In a previous company where I used Artillery, we used to limit things to no more than 200-250 requests per worker, but that was in Fargate which has different and more generous limits, and we were also being rather conservative.

There should be no problem with you just going quite high on the workers though, as Lambda is quite scalable and cheap, and you aren't running for a long time. So in your position I'd probably go 5x on the workers (and 5x less on arrivalRate per worker), and tune up or down from there.

carrejoe3 commented 1 year ago

Hey @carrejoe3, it depends more on how heavy the requests and custom logic is. So the right answer is you may need to do a little bit of trial and error to get the sweet spot right for your test.

In a previous company where I used Artillery, we used to limit things to no more than 200-250 requests per worker, but that was in Fargate which has different and more generous limits, and we were also being rather conservative.

There should be no problem with you just going quite high on the workers though, as Lambda is quite scalable and cheap, and you aren't running for a long time.
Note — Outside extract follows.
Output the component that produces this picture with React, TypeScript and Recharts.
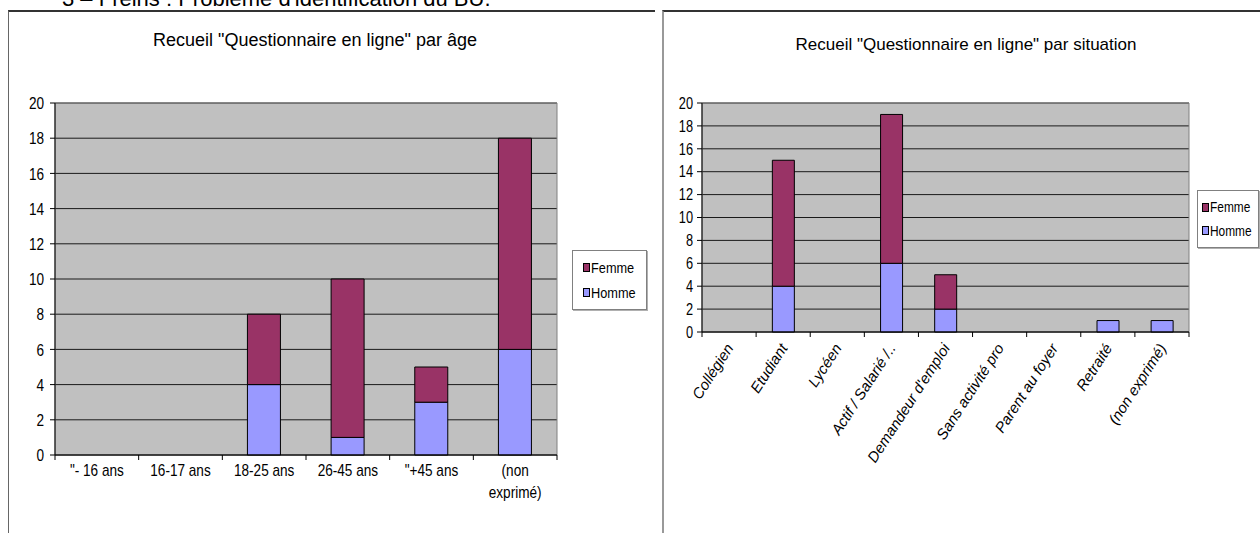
import React from 'react';
import { BarChart, Bar, XAxis, YAxis, CartesianGrid, Legend, ReferenceArea } from 'recharts';

// ---------- data ----------
const ageCategories = ['"- 16 ans', '16-17 ans', '18-25 ans', '26-45 ans', '"+45 ans', '(non exprimé)'];
const ageHomme = [0, 0, 4, 1, 3, 6];
const ageFemme = [0, 0, 4, 9, 2, 12];

const situationCategories = [
  'Collégien',
  'Etudiant',
  'Lycéen',
  'Actif / Salarié /..',
  "Demandeur d'emploi",
  'Sans activité pro',
  'Parent au foyer',
  'Retraité',
  '(non exprimé)',
];
const situationHomme = [0, 4, 0, 6, 2, 0, 0, 1, 1];
const situationFemme = [0, 11, 0, 13, 3, 0, 0, 0, 0];

const yTicks = [0, 2, 4, 6, 8, 10, 12, 14, 16, 18, 20];
const legendOrder = ['Femme', 'Homme'];

const FEMME = '#993366';
const HOMME = '#9999FF';
const PLOT_BG = '#C0C0C0';

const ageData = ageCategories.map((c, i) => ({ name: c, Homme: ageHomme[i], Femme: ageFemme[i] }));
const situationData = situationCategories.map((c, i) => ({ name: c, Homme: situationHomme[i], Femme: situationFemme[i] }));

const SANS = "'Liberation Sans', Arial, sans-serif";
const SQUEEZE = 0.85;

// ---------- ticks ----------
const makeAgeTick = (count: number, fallbackHalf: number) => (props: any) => {
  const { x, y, payload, index } = props;
  const half = payload && typeof payload.offset === 'number' && payload.offset > 0 ? payload.offset : fallbackHalf;
  const v: string = payload.value;
  let lines = [v];
  if (v.length > 10 && v.indexOf(' ') > 0) {
    const k = v.indexOf(' ');
    lines = [v.slice(0, k), v.slice(k + 1)];
  }
  return (
    <g>
      <line x1={x - half} x2={x - half} y1={y} y2={y + 5} stroke="#000" />
      {index === count - 1 && <line x1={x + half} x2={x + half} y1={y} y2={y + 5} stroke="#000" />}
      {lines.map((l, i) => (
        <text
          key={i}
          x={0}
          y={0}
          transform={`translate(${x}, ${y + 21 + i * 22}) scale(${SQUEEZE}, 1)`}
          textAnchor="middle"
          fontSize={16}
          fontFamily={SANS}
          fill="#000"
        >
          {l}
        </text>
      ))}
    </g>
  );
};

const makeYTick = (fontSize: number) => (props: any) => {
  const { x, y, payload } = props;
  return (
    <text
      x={0}
      y={0}
      dy="0.36em"
      transform={`translate(${x}, ${y}) scale(0.8, 1)`}
      textAnchor="end"
      fontSize={fontSize}
      fontFamily={SANS}
      fill="#000"
    >
      {payload.value}
    </text>
  );
};

const makeSituationTick = (count: number, fallbackHalf: number) => (props: any) => {
  const { x, y, payload, index } = props;
  const half = payload && typeof payload.offset === 'number' && payload.offset > 0 ? payload.offset : fallbackHalf;
  const tx = x + 5;
  const ty = y + 16;
  return (
    <g>
      <line x1={x - half} x2={x - half} y1={y} y2={y + 5} stroke="#000" />
      {index === count - 1 && <line x1={x + half} x2={x + half} y1={y} y2={y + 5} stroke="#000" />}
      <text
        x={tx}
        y={ty}
        textAnchor="end"
        fontSize={15}
        fontStyle="italic"
        fontFamily={SANS}
        fill="#000"
        transform={`rotate(-57, ${tx}, ${ty})`}
      >
        {payload.value}
      </text>
    </g>
  );
};

// ---------- legend ----------
const makeLegend = (box: { width: number; height: number; fontSize: number; padLeft: number }) => (props: any) => {
  const payload = props.payload || [];
  const items = legendOrder
    .map((n) => payload.find((p: any) => p.value === n || p.dataKey === n))
    .filter(Boolean);
  return (
    <div
      style={{
        width: box.width,
        height: box.height,
        boxSizing: 'border-box',
        border: '1px solid #808080',
        boxShadow: '1px 1px 0 #b0b0b0',
        background: '#fff',
        paddingLeft: box.padLeft,
        display: 'flex',
        flexDirection: 'column',
        justifyContent: 'space-evenly',
        fontFamily: SANS,
        fontSize: box.fontSize,
        color: '#000',
      }}
    >
      {items.map((it: any) => (
        <div key={it.value} style={{ display: 'flex', alignItems: 'center', lineHeight: 1, whiteSpace: 'nowrap' }}>
          <span
            style={{
              display: 'inline-block',
              width: 5,
              height: 7,
              background: it.color,
              border: '1px solid #000',
              marginRight: 1,
              flex: 'none',
            }}
          />
          <span style={{ display: 'inline-block', transform: `scaleX(${SQUEEZE})`, transformOrigin: 'left center' }}>
            {it.value}
          </span>
        </div>
      ))}
    </div>
  );
};

const AgeLegend = makeLegend({ width: 75, height: 60, fontSize: 15, padLeft: 10 });
const SituationLegend = makeLegend({ width: 62, height: 58, fontSize: 14, padLeft: 4 });

// ---------- layout ----------
const LEFT = { left: 8, top: 10, width: 647, height: 523, plotL: 47, plotR: 549, plotT: 93, plotB: 445 };
const RIGHT = { left: 662, top: 10, width: 598, height: 523, plotL: 40, plotR: 527, plotT: 93, plotB: 322 };

const AgeTick = makeAgeTick(ageCategories.length, (LEFT.plotR - LEFT.plotL) / ageCategories.length / 2);
const SituationTick = makeSituationTick(
  situationCategories.length,
  (RIGHT.plotR - RIGHT.plotL) / situationCategories.length / 2
);
const AgeYTick = makeYTick(17);
const SituationYTick = makeYTick(16);

export default function App() {
  return (
    <div
      style={{
        position: 'absolute',
        left: 0,
        top: 0,
        width: 1260,
        height: 533,
        overflow: 'hidden',
        background: '#fff',
        fontFamily: SANS,
      }}
    >
      {/* clipped heading of the document (cut off at the top, as in the reference) */}
      <div
        style={{
          position: 'absolute',
          left: 62,
          top: -12,
          fontSize: 22,
          lineHeight: '22px',
          fontFamily: SANS,
          color: '#000',
          whiteSpace: 'nowrap',
        }}
      >
        3 – Freins : Problème d'identification du BU.
      </div>

      {/* frames */}
      <div
        style={{
          position: 'absolute',
          left: 8,
          top: 10,
          width: 647,
          height: 540,
          borderTop: '2px solid #333',
          borderLeft: '1px solid #666',
          boxSizing: 'border-box',
        }}
      />
      <div
        style={{
          position: 'absolute',
          left: 662,
          top: 10,
          width: 600,
          height: 540,
          borderTop: '2px solid #333',
          borderLeft: '2px solid #999',
          boxSizing: 'border-box',
        }}
      />

      {/* titles */}
      <div
        style={{
          position: 'absolute',
          left: 115,
          width: 400,
          top: 30,
          textAlign: 'center',
          fontSize: 18,
          fontFamily: SANS,
          color: '#000',
        }}
      >
        Recueil "Questionnaire en ligne" par âge
      </div>
      <div
        style={{
          position: 'absolute',
          left: 716,
          width: 500,
          top: 35,
          textAlign: 'center',
          fontSize: 17,
          fontFamily: SANS,
          color: '#000',
        }}
      >
        Recueil "Questionnaire en ligne" par situation
      </div>

      {/* left chart */}
      <div style={{ position: 'absolute', left: LEFT.left, top: LEFT.top }}>
        <BarChart
          width={LEFT.width}
          height={LEFT.height}
          data={ageData}
          barCategoryGap="30%"
          margin={{ top: LEFT.plotT, left: 0, right: LEFT.width - LEFT.plotR, bottom: 18 }}
        >
          <CartesianGrid vertical={false} stroke="#1a1a1a" fill={PLOT_BG} fillOpacity={1} />
          <ReferenceArea y1={0} y2={20} fill="none" stroke="#808080" strokeWidth={1} ifOverflow="visible" />
          <XAxis
            dataKey="name"
            interval={0}
            height={60}
            tickSize={0}
            tickMargin={0}
            tickLine={false}
            axisLine={{ stroke: '#000' }}
            tick={AgeTick}
          />
          <YAxis
            width={LEFT.plotL}
            domain={[0, 20]}
            ticks={yTicks}
            interval={0}
            tickSize={5}
            tickMargin={6}
            tickLine={{ stroke: '#000' }}
            axisLine={{ stroke: '#000' }}
            tick={AgeYTick}
          />
          <Legend
            layout="vertical"
            align="center"
            verticalAlign="middle"
            content={AgeLegend}
            wrapperStyle={{ left: 564, top: 240, width: 75, height: 60 }}
          />
          <Bar dataKey="Homme" name="Homme" stackId="a" fill={HOMME} stroke="#000" strokeWidth={1} isAnimationActive={false} />
          <Bar dataKey="Femme" name="Femme" stackId="a" fill={FEMME} stroke="#000" strokeWidth={1} isAnimationActive={false} />
        </BarChart>
      </div>

      {/* right chart */}
      <div style={{ position: 'absolute', left: RIGHT.left, top: RIGHT.top }}>
        <BarChart
          width={RIGHT.width}
          height={RIGHT.height}
          data={situationData}
          barCategoryGap="30%"
          margin={{ top: RIGHT.plotT, left: 0, right: RIGHT.width - RIGHT.plotR, bottom: 21 }}
        >
          <CartesianGrid vertical={false} stroke="#1a1a1a" fill={PLOT_BG} fillOpacity={1} />
          <ReferenceArea y1={0} y2={20} fill="none" stroke="#808080" strokeWidth={1} ifOverflow="visible" />
          <XAxis
            dataKey="name"
            interval={0}
            height={180}
            tickSize={0}
            tickMargin={0}
            tickLine={false}
            axisLine={{ stroke: '#000' }}
            tick={SituationTick}
          />
          <YAxis
            width={RIGHT.plotL}
            domain={[0, 20]}
            ticks={yTicks}
            interval={0}
            tickSize={5}
            tickMargin={4}
            tickLine={{ stroke: '#000' }}
            axisLine={{ stroke: '#000' }}
            tick={SituationYTick}
          />
          <Legend
            layout="vertical"
            align="center"
            verticalAlign="middle"
            content={SituationLegend}
            wrapperStyle={{ left: 535, top: 180, width: 62, height: 58 }}
          />
          <Bar dataKey="Homme" name="Homme" stackId="a" fill={HOMME} stroke="#000" strokeWidth={1} isAnimationActive={false} />
          <Bar dataKey="Femme" name="Femme" stackId="a" fill={FEMME} stroke="#000" strokeWidth={1} isAnimationActive={false} />
        </BarChart>
      </div>
    </div>
  );
}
So in your position I'd probably go 5x on the workers (and 5x less on arrivalRate per worker), and tune up or down from there.

Awesome okay thanks for the info. So requests aren't automatically split between workers, you have to divide the requests by the amount of workers you have to achieve the desired RPS?

bernardobridge commented 1 year ago

Yes @carrejoe3, that's correct. Each Lambda or Fargate worker will run one copy of the Artillery script you define.

So if your intention was to get 2200 arrivalRate total, you need much less workers, you could try 220 with 10 workers to start with, for example.